I do my best thinking at night
I also do my over thinking at night, but it doesn't always become bad thoughts, I just think too much and can never fully rest my head to sleep.
Tonight I got to thinking about how much of a turn every aspect of my life has taken over the past three months, there has been bad turns and good turns, very very good turns, confusing turns and turns that are still turning! I'm not sure I can describe it in a way that won't just be a jumble of floundering words and a really inaccurately structured thought process but I have kind of felt like I've been floating around with the intention of trying out life as I've never experienced it before. I keep conjuring up mental lists of things I want to do, things I want to experience and have recently found myself feeling the need to do them now.
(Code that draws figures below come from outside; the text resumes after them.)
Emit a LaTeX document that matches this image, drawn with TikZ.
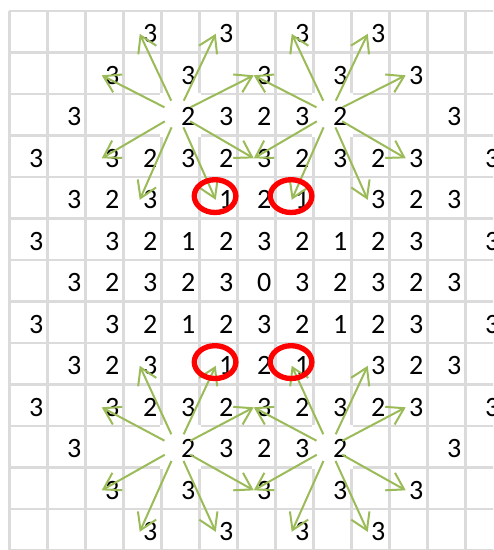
\documentclass[tikz,border=0pt]{standalone}
\usepackage{fontspec}
\setmainfont{Carlito}
\usetikzlibrary{arrows.meta}
\definecolor{knightgreen}{HTML}{9BBB59}

\begin{document}
\begin{tikzpicture}[x=28.5pt,y=31.125pt,
    num/.style={font=\fontsize{21}{25}\selectfont, inner xsep=2.25pt, inner ysep=0pt},
    arr/.style={knightgreen, line width=1.5pt, shorten <=11pt, -{Straight Barb[length=12pt,width=15pt]}},
    ring/.style={red, line width=4pt}]
      \useasboundingbox (-0.25,0.265) rectangle (12.724,-12.988);
      \begin{scope}
        \clip (-0.25,0.265) rectangle (12.724,-12.988);
        \draw[gray!28, line width=1.6pt, step=1] (0,-13) grid (13,0);
        \foreach \r/\c in {2/4,2/8,10/4,10/8}
          \fill[white] (\c-0.03,-\r+0.03) rectangle (\c+1.03,-\r-1.03);
        \foreach \r/\row in {
            0/{3/3,5/3,7/3,9/3},
            1/{2/3,4/3,6/3,8/3,10/3},
            2/{1/3,4/2,5/3,6/2,7/3,8/2,11/3},
            3/{0/3,2/3,3/2,4/3,5/2,6/3,7/2,8/3,9/2,10/3,12/3},
            4/{1/3,2/2,3/3,5/1,6/2,7/1,9/3,10/2,11/3},
            5/{0/3,2/3,3/2,4/1,5/2,6/3,7/2,8/1,9/2,10/3,12/3},
            6/{1/3,2/2,3/3,4/2,5/3,6/0,7/3,8/2,9/3,10/2,11/3},
            7/{0/3,2/3,3/2,4/1,5/2,6/3,7/2,8/1,9/2,10/3,12/3},
            8/{1/3,2/2,3/3,5/1,6/2,7/1,9/3,10/2,11/3},
            9/{0/3,2/3,3/2,4/3,5/2,6/3,7/2,8/3,9/2,10/3,12/3},
            10/{1/3,4/2,5/3,6/2,7/3,8/2,11/3},
            11/{2/3,4/3,6/3,8/3,10/3},
            12/{3/3,5/3,7/3,9/3}}
          \foreach \c/\v in \row
            \node[num] (n\r-\c) at (\c+0.7,-\r-0.55) {\v};
        \coordinate (hub2-4) at (4.42,-2.48);
        \coordinate (hub2-8) at (8.42,-2.48);
        \coordinate (hub10-4) at (4.42,-10.52);
        \coordinate (hub10-8) at (8.42,-10.52);
        \foreach \t in {0-3,0-5,1-2,1-6,3-2,3-6,4-3,4-5}
          \draw[arr] (hub2-4) -- (n\t.west);
        \foreach \t in {0-7,0-9,1-6,1-10,3-6,3-10,4-7,4-9}
          \draw[arr] (hub2-8) -- (n\t.west);
        \foreach \t in {8-3,8-5,9-2,9-6,11-2,11-6,12-3,12-5}
          \draw[arr] (hub10-4) -- (n\t.west);
        \foreach \t in {8-7,8-9,9-6,9-10,11-6,11-10,12-7,12-9}
          \draw[arr] (hub10-8) -- (n\t.west);
        \foreach \r in {4,8}
          \foreach \c in {5,7}
            \draw[ring] (\c+0.41,-\r-0.46) ellipse [x radius=15.6pt, y radius=12.3pt];
      \end{scope}
    \end{tikzpicture}
\end{document}
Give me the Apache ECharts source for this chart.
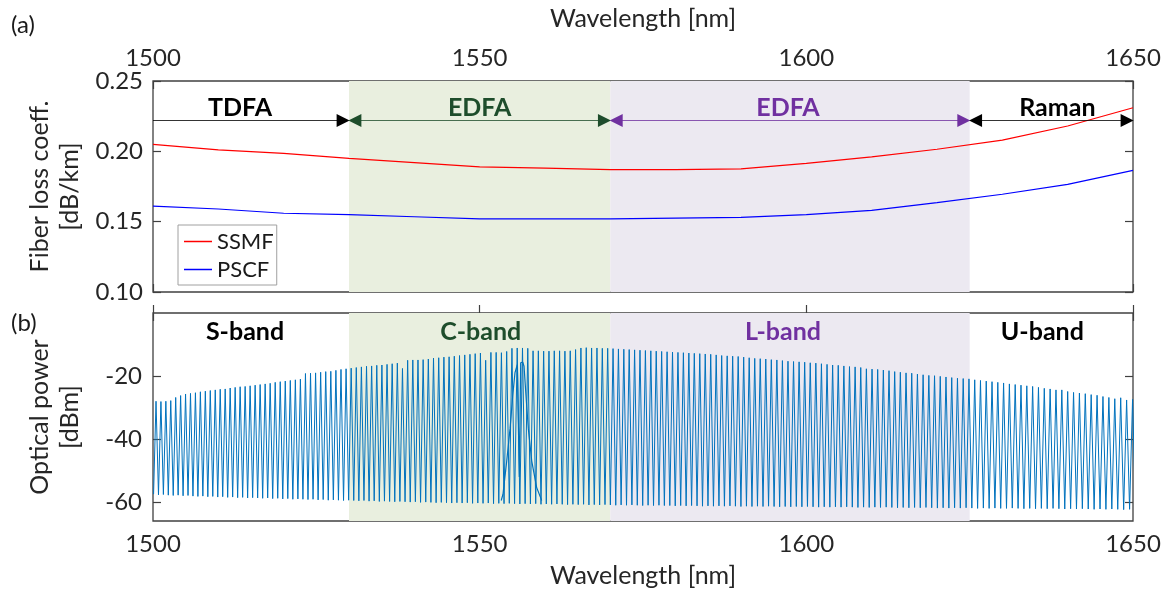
<!DOCTYPE html>
<html>
<head>
<meta charset="utf-8">
<script src="https://cdn.jsdelivr.net/npm/echarts@6/dist/echarts.min.js"></script>
<style>html,body{margin:0;padding:0;background:#fff}#c{width:1172px;height:592px}</style>
</head>
<body>
<div id="c"></div>
<script>
// ---------- data ----------
const lossWl = [1500,1510,1520,1530,1540,1550,1560,1570,1580,1590,1600,1610,1620,1630,1640,1650];
const ssmfLoss = [0.205,0.201,0.1985,0.195,0.192,0.189,0.188,0.187,0.187,0.1875,0.1915,0.196,0.2015,0.208,0.218,0.231];
const pscfLoss = [0.161,0.159,0.156,0.155,0.1535,0.152,0.152,0.152,0.1525,0.153,0.155,0.158,0.1635,0.1695,0.1765,0.1865];

const bandEdges = [1500,1530,1570,1625,1650];
const ampNames = ['TDFA','EDFA','EDFA','Raman'];
const bandNames = ['S-band','C-band','L-band','U-band'];
const bandFill = ['rgba(0,0,0,0)','#e9efdf','#ece9f1','rgba(0,0,0,0)'];
const bandTextColor = ['#000000','#1e4d2b','#7030a0','#000000'];
const arrowLevel = 0.222;

// 100 GHz channel grid (THz)
const channelTHz = [
199.8,199.7,199.6,199.5,199.4,199.3,199.2,199.1,199.0,198.9,
198.8,198.7,198.6,198.5,198.4,198.3,198.2,198.1,198.0,197.9,
197.8,197.7,197.6,197.5,197.4,197.3,197.2,197.1,197.0,196.9,
196.8,196.7,196.6,196.5,196.4,196.3,196.2,196.1,196.0,195.9,
195.8,195.7,195.6,195.5,195.4,195.3,195.2,195.1,195.0,194.9,
194.8,194.7,194.6,194.5,194.4,194.3,194.2,194.1,194.0,193.9,
193.8,193.7,193.6,193.5,193.4,193.3,193.2,193.1,193.0,192.9,
192.8,192.7,192.6,192.5,192.4,192.3,192.2,192.1,192.0,191.9,
191.8,191.7,191.6,191.5,191.4,191.3,191.2,191.1,191.0,190.9,
190.8,190.7,190.6,190.5,190.4,190.3,190.2,190.1,190.0,189.9,
189.8,189.7,189.6,189.5,189.4,189.3,189.2,189.1,189.0,188.9,
188.8,188.7,188.6,188.5,188.4,188.3,188.2,188.1,188.0,187.9,
187.8,187.7,187.6,187.5,187.4,187.3,187.2,187.1,187.0,186.9,
186.8,186.7,186.6,186.5,186.4,186.3,186.2,186.1,186.0,185.9,
185.8,185.7,185.6,185.5,185.4,185.3,185.2,185.1,185.0,184.9,
184.8,184.7,184.6,184.5,184.4,184.3,184.2,184.1,184.0,183.9,
183.8,183.7,183.6,183.5,183.4,183.3,183.2,183.1,183.0,182.9,
182.8,182.7,182.6,182.5,182.4,182.3,182.2,182.1,182.0,181.9,181.8,181.7
];
// channel peak power (dBm)
const peakDbm = [
-28.0,-28.1,-28.0,-27.8,-26.8,-26.2,-25.7,-25.5,-25.3,-25.0,
-24.8,-24.6,-24.4,-24.2,-24.1,-23.8,-23.6,-23.4,-23.3,-23.1,
-22.9,-22.7,-22.5,-22.3,-22.0,-21.8,-21.6,-21.4,-21.2,-21.0,
-19.2,-19.1,-19.0,-18.8,-18.6,-18.5,-18.2,-17.9,-17.7,-17.5,
-17.3,-17.1,-16.9,-16.8,-16.6,-16.5,-16.3,-16.1,-15.9,-17.6,
-15.0,-14.9,-14.9,-14.8,-14.6,-14.3,-14.2,-14.0,-13.9,-13.7,
-13.5,-13.3,-13.1,-12.9,-12.7,-15.0,-12.5,-12.5,-12.6,-12.2,
-11.2,-11.1,-11.1,-11.2,-12.0,-12.0,-12.1,-12.1,-12.0,-12.0,
-12.1,-12.0,-11.6,-11.1,-11.0,-11.1,-11.1,-11.2,-11.2,-11.3,
-11.4,-11.5,-11.6,-11.7,-11.8,-11.9,-12.0,-12.1,-12.2,-12.3,
-12.4,-12.5,-12.6,-12.7,-12.8,-12.9,-13.0,-13.1,-13.3,-13.5,
-13.6,-13.7,-13.8,-14.0,-14.2,-14.4,-14.5,-14.6,-14.8,-14.9,
-15.1,-15.3,-15.4,-15.5,-15.6,-15.8,-15.9,-16.1,-16.3,-16.5,
-16.6,-16.8,-17.0,-17.1,-17.3,-17.7,-17.8,-17.9,-18.1,-18.3,
-18.6,-18.8,-19.0,-19.1,-19.4,-19.6,-19.8,-19.9,-20.1,-20.3,
-20.5,-20.7,-20.8,-20.9,-21.2,-21.4,-21.6,-21.8,-22.0,-22.2,
-22.5,-22.7,-22.9,-23.1,-23.3,-23.6,-23.9,-24.1,-24.4,-24.4,
-24.9,-25.2,-25.4,-25.6,-25.9,-26.1,-26.5,-26.8,-27.2,-26.9,-27.6,-27.4
];
// trough (noise floor) before each channel (dBm)
const troughDbm = [
-57.5,-57.7,-57.6,-57.8,-57.9,-57.8,-58.0,-57.9,-58.1,-58.2,
-58.1,-58.3,-58.2,-58.4,-58.3,-58.5,-58.4,-58.6,-58.5,-58.7,
-58.6,-58.7,-58.8,-58.7,-58.9,-58.8,-59.0,-58.9,-59.1,-59.0,
-59.1,-59.2,-59.1,-59.3,-59.2,-59.4,-59.3,-59.4,-59.5,-59.4,
-59.5,-59.6,-59.5,-59.7,-59.6,-59.8,-59.7,-59.8,-59.9,-59.8,
-59.9,-60.0,-59.9,-60.1,-60.0,-60.1,-60.2,-60.1,-60.2,-60.3,
-60.2,-60.3,-60.2,-60.4,-60.3,-60.4,-60.3,-60.5,-60.4,-60.5,
-60.4,-60.5,-60.6,-60.5,-60.6,-60.5,-60.7,-60.6,-60.7,-60.6,
-60.7,-60.8,-60.7,-60.8,-60.7,-60.9,-60.8,-60.9,-60.8,-60.9,
-61.0,-60.9,-61.0,-60.9,-61.0,-61.1,-61.0,-61.1,-61.0,-61.1,
-61.1,-61.2,-61.1,-61.2,-61.1,-61.2,-61.3,-61.2,-61.3,-61.2,
-61.3,-61.2,-61.3,-61.4,-61.3,-61.4,-61.3,-61.4,-61.3,-61.4,
-61.5,-61.4,-61.5,-61.4,-61.5,-61.4,-61.5,-61.6,-61.5,-61.6,
-61.5,-61.6,-61.5,-61.6,-61.7,-61.6,-61.7,-61.6,-61.7,-61.6,
-61.7,-61.8,-61.7,-61.8,-61.7,-61.8,-61.7,-61.8,-61.9,-61.8,
-61.9,-61.8,-61.9,-61.8,-61.9,-62.0,-61.9,-62.0,-61.9,-62.0,
-62.0,-61.9,-62.0,-62.1,-62.0,-62.1,-62.0,-62.1,-62.0,-62.1,
-62.2,-62.1,-62.2,-62.1,-62.2,-62.3,-62.2,-62.3,-62.2,-62.3,-62.4,-62.3
];
// broad ASE-like feature near 1556 nm
const humpWl = [1553.3,1553.57,1554.14,1554.65,1555.06,1555.41,1555.76,1555.92,1556.07,1556.28,1556.59,1556.79,1557.09,1557.45,1557.97,1558.73,1559.5];
const humpDbm = [-59.5,-57.5,-47,-36.7,-26.2,-18.9,-16.4,-15.8,-52,-15.8,-15.6,-16.9,-26.2,-36.7,-47,-55.4,-59.5];

// ---------- build ----------
const C_NM_THZ = 299792.458;
const comb = [];
channelTHz.forEach((f, i) => {
  const prev = i > 0 ? channelTHz[i - 1] : f + (f - channelTHz[1]);
  comb.push([C_NM_THZ / ((prev + f) / 2), troughDbm[i]]);
  comb.push([C_NM_THZ / f, peakDbm[i]]);
});
{
  const n = channelTHz.length - 1;
  const f = channelTHz[n], nxt = f - (channelTHz[n - 1] - f);
  comb.push([C_NM_THZ / ((f + nxt) / 2), troughDbm[n]]);
}
const hump = humpWl.map((w, i) => [w, humpDbm[i]]);

const FONT = 'Lato';
const axisColor = '#404040';
const textColor = '#262626';
const headInset = 0.9;

// small horizontal label nudges (px) to match the original label placement
function bandAreas(names, nudges) {
  return names.map((nm, i) => [
    { xAxis: bandEdges[i], name: nm, itemStyle: { color: bandFill[i] },
      label: { color: bandTextColor[i], offset: [nudges[i], 0] } },
    { xAxis: bandEdges[i + 1] }
  ]);
}

const arrowLines = ampNames.map((nm, i) => {
  const a = bandEdges[i], b = bandEdges[i + 1];
  const col = bandTextColor[i];
  const startHead = i > 0;
  return [
    { coord: [startHead ? a + headInset : a, arrowLevel], symbol: startHead ? 'triangle' : 'none',
      itemStyle: { color: col }, lineStyle: { color: col, width: 0.8, type: 'solid' } },
    { coord: [b - headInset, arrowLevel], symbol: 'triangle',
      itemStyle: { color: col }, lineStyle: { color: col, width: 0.8, type: 'solid' } }
  ];
});

const tick = { show: true, inside: true, length: 8, lineStyle: { color: axisColor, width: 1.2 } };
const noLabel = { show: false };
const lbl = (m) => ({ show: true, fontSize: 24, color: textColor, fontFamily: FONT, margin: m });
const xLbl = (m) => Object.assign(lbl(m), { formatter: v => String(v) });
const nameStyle = { fontSize: 25, color: textColor, fontFamily: FONT, lineHeight: 30 };

const chart = echarts.init(document.getElementById('c'), null, { renderer: 'canvas' });
chart.setOption({
  animation: false,
  backgroundColor: '#ffffff',
  textStyle: { fontFamily: FONT },
  grid: [
    { left: 153, top: 81, width: 980, height: 211, show: true, borderColor: axisColor, borderWidth: 1.3, backgroundColor: 'rgba(0,0,0,0)' },
    { left: 153, top: 313, width: 980, height: 212, show: true, borderColor: axisColor, borderWidth: 1.3, backgroundColor: 'rgba(0,0,0,0)' }
  ],
  xAxis: [
    { gridIndex: 0, type: 'value', position: 'top', min: 1500, max: 1650, interval: 50,
      name: 'Wavelength [nm]', nameLocation: 'middle', nameGap: 47, nameTextStyle: nameStyle,
      axisLine: { show: false }, axisTick: tick, axisLabel: xLbl(11), splitLine: { show: false } },
    { gridIndex: 0, type: 'value', position: 'bottom', min: 1500, max: 1650, interval: 50,
      axisLine: { show: false }, axisTick: tick, axisLabel: noLabel, splitLine: { show: false } },
    { gridIndex: 1, type: 'value', position: 'bottom', min: 1500, max: 1650, interval: 50,
      name: 'Wavelength [nm]', nameLocation: 'middle', nameGap: 40, nameTextStyle: nameStyle,
      axisLine: { show: false }, axisTick: tick, axisLabel: xLbl(11), splitLine: { show: false } },
    { gridIndex: 1, type: 'value', position: 'top', min: 1500, max: 1650, interval: 50,
      axisLine: { show: false }, axisTick: tick, axisLabel: noLabel, splitLine: { show: false } }
  ],
  yAxis: [
    { gridIndex: 0, type: 'value', position: 'left', min: 0.1, max: 0.25, interval: 0.05,
      name: 'Fiber loss coeff.\n[dB/km]', nameLocation: 'middle', nameGap: 68, nameTextStyle: nameStyle,
      axisLine: { show: false }, axisTick: tick,
      axisLabel: Object.assign(lbl(10), { formatter: v => v.toFixed(2) }), splitLine: { show: false } },
    { gridIndex: 0, type: 'value', position: 'right', min: 0.1, max: 0.25, interval: 0.05,
      axisLine: { show: false }, axisTick: tick, axisLabel: noLabel, splitLine: { show: false } },
    { gridIndex: 1, type: 'value', position: 'left', min: -66, max: 0,
      name: 'Optical power\n[dBm]', nameLocation: 'middle', nameGap: 68, nameTextStyle: nameStyle,
      axisLine: { show: false },
      axisTick: Object.assign({}, tick, { customValues: [-60, -40, -20] }),
      axisLabel: Object.assign(lbl(11), { customValues: [-60, -40, -20] }), splitLine: { show: false } },
    { gridIndex: 1, type: 'value', position: 'right', min: -66, max: 0,
      axisLine: { show: false },
      axisTick: Object.assign({}, tick, { customValues: [-60, -40, -20] }),
      axisLabel: noLabel, splitLine: { show: false } }
  ],
  legend: {
    data: ['SSMF', 'PSCF'], orient: 'vertical', left: 178, top: 225,
    icon: 'rect', itemWidth: 28, itemHeight: 1.5, itemGap: 3, padding: [4, 3, 3, 6],
    backgroundColor: '#ffffff', borderColor: '#a0a0a0', borderWidth: 1,
    textStyle: { fontSize: 22, color: '#1a1a1a', fontFamily: FONT, lineHeight: 25 }
  },
  graphic: [
    { type: 'text', left: 11, top: 13, style: { text: '(a)', fontSize: 24, fill: '#1a1a1a', fontFamily: FONT } },
    { type: 'text', left: 11, top: 311, style: { text: '(b)', fontSize: 24, fill: '#1a1a1a', fontFamily: FONT } }
  ],
  series: [
    { name: 'SSMF', type: 'line', xAxisIndex: 0, yAxisIndex: 0, symbol: 'none',
      data: lossWl.map((w, i) => [w, ssmfLoss[i]]),
      lineStyle: { color: '#ff0000', width: 1.2 }, itemStyle: { color: '#ff0000' }, z: 3,
      markArea: { silent: true,
        label: { show: true, position: 'insideTop', distance: 14, fontSize: 25, fontWeight: 'bold', fontFamily: FONT },
        data: bandAreas(ampNames, [-11, 0, -2, 6]) } },
    { name: 'PSCF', type: 'line', xAxisIndex: 0, yAxisIndex: 0, symbol: 'none',
      data: lossWl.map((w, i) => [w, pscfLoss[i]]),
      lineStyle: { color: '#0000ff', width: 1.2 }, itemStyle: { color: '#0000ff' }, z: 3,
      markLine: { silent: true, symbolSize: 13, label: { show: false }, emphasis: { disabled: true },
        animation: false, data: arrowLines } },
    { name: 'spectrum', type: 'line', xAxisIndex: 2, yAxisIndex: 2, symbol: 'none',
      data: comb, sampling: null, lineStyle: { color: '#0072bd', width: 1 }, z: 3,
      markArea: { silent: true,
        label: { show: true, position: 'insideTop', distance: 6, fontSize: 25, fontWeight: 'bold', fontFamily: FONT },
        data: bandAreas(bandNames, [-6, 1, -7, -9]) } },
    { name: 'ase', type: 'line', xAxisIndex: 2, yAxisIndex: 2, symbol: 'none',
      data: hump, lineStyle: { color: '#0072bd', width: 1.2 }, z: 3 }
  ]
});
</script>
</body>
</html>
For example, I have decided that I really want to go skinny dipping and fly in a hot air balloon.. this isn't something I would every consider because I'm scared of being in water of which I can't see the bottom, and terrified of heights!
I'm baffling myself with the concept of growing up, having to prepare myself for maturity and the responsibilities that comes with that. I then later questioned myself on this and it occurred to me that technically no human is ever grown up. We are all still growing older until the day that we die. Society is what categorises the age group of young and old.. at least I think so anyway.
I sometimes think I will always stay the way i am - mature in reality and reasoning but I will forever have an escape of a childlike fantasy in my mind, where every day has a rainbow in the sky and everything sparkles like moonglitter. (ooh look at my magical grammar!)
My point? I'm going a little crazy trying to understand how I can have come from a really draining and emotionally constricting state of mind into a sense of absolute freedom and happiness in the space of under three months, but I know that I defiantly owe it to my God, because I'm pretty sure my flimsy body couldn't handle that change without him.